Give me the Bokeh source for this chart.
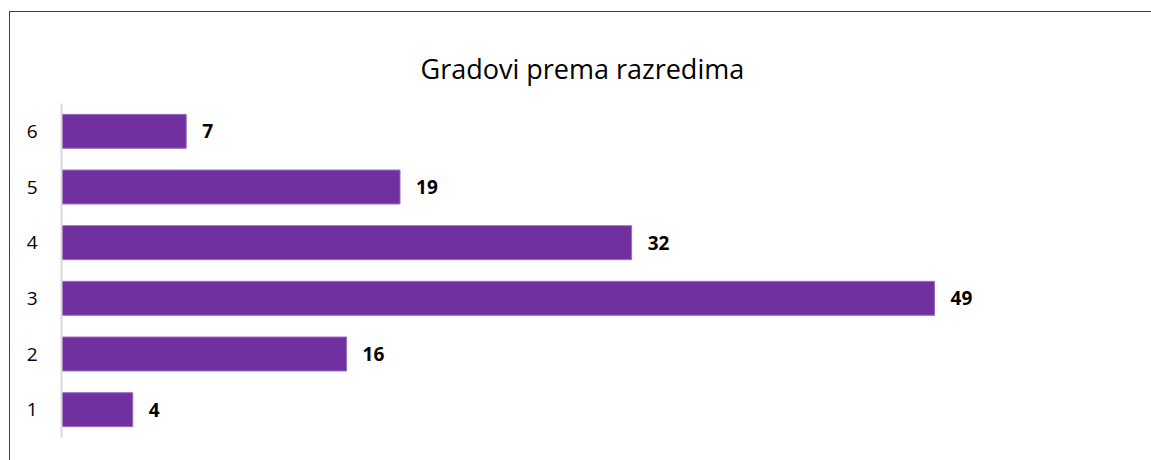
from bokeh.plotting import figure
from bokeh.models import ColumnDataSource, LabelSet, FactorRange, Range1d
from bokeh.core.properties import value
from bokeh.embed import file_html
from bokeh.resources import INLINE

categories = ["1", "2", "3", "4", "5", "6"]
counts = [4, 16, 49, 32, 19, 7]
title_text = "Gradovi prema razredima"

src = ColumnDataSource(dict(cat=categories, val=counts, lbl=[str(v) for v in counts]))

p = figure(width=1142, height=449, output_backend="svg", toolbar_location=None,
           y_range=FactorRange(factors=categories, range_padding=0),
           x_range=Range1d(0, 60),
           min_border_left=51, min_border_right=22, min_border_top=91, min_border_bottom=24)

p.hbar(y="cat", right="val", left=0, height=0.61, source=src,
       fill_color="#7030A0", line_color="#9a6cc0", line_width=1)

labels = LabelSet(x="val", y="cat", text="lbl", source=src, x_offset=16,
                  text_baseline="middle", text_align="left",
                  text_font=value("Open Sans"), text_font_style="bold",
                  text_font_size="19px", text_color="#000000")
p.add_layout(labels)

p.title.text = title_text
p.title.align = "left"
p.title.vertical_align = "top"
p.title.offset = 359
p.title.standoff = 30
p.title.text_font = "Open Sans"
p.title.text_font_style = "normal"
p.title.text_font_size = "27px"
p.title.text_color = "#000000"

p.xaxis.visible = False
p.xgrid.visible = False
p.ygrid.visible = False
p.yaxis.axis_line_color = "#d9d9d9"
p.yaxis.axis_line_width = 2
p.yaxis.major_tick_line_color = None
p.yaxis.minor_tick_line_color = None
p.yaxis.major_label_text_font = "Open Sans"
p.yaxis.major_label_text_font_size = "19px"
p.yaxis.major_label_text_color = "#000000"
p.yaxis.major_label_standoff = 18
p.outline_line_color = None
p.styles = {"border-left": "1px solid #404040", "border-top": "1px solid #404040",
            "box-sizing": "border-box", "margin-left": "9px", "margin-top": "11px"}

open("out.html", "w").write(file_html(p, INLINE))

******************************

• [JOB]: Using the material above, return every line exactly as it appears, minus the pictures.

• [ANSWER TO THE TASK]:
Give me the Bokeh source for this chart.
from bokeh.plotting import figure
from bokeh.models import ColumnDataSource, LabelSet, FactorRange, Range1d
from bokeh.core.properties import value
from bokeh.embed import file_html
from bokeh.resources import INLINE

categories = ["1", "2", "3", "4", "5", "6"]
counts = [4, 16, 49, 32, 19, 7]
title_text = "Gradovi prema razredima"

src = ColumnDataSource(dict(cat=categories, val=counts, lbl=[str(v) for v in counts]))

p = figure(width=1142, height=449, output_backend="svg", toolbar_location=None,
           y_range=FactorRange(factors=categories, range_padding=0),
           x_range=Range1d(0, 60),
           min_border_left=51, min_border_right=22, min_border_top=91, min_border_bottom=24)

p.hbar(y="cat", right="val", left=0, height=0.61, source=src,
       fill_color="#7030A0", line_color="#9a6cc0", line_width=1)

labels = LabelSet(x="val", y="cat", text="lbl", source=src, x_offset=16,
                  text_baseline="middle", text_align="left",
                  text_font=value("Open Sans"), text_font_style="bold",
                  text_font_size="19px", text_color="#000000")
p.add_layout(labels)

p.title.text = title_text
p.title.align = "left"
p.title.vertical_align = "top"
p.title.offset = 359
p.title.standoff = 30
p.title.text_font = "Open Sans"
p.title.text_font_style = "normal"
p.title.text_font_size = "27px"
p.title.text_color = "#000000"

p.xaxis.visible = False
p.xgrid.visible = False
p.ygrid.visible = False
p.yaxis.axis_line_color = "#d9d9d9"
p.yaxis.axis_line_width = 2
p.yaxis.major_tick_line_color = None
p.yaxis.minor_tick_line_color = None
p.yaxis.major_label_text_font = "Open Sans"
p.yaxis.major_label_text_font_size = "19px"
p.yaxis.major_label_text_color = "#000000"
p.yaxis.major_label_standoff = 18
p.outline_line_color = None
p.styles = {"border-left": "1px solid #404040", "border-top": "1px solid #404040",
            "box-sizing": "border-box", "margin-left": "9px", "margin-top": "11px"}

open("out.html", "w").write(file_html(p, INLINE))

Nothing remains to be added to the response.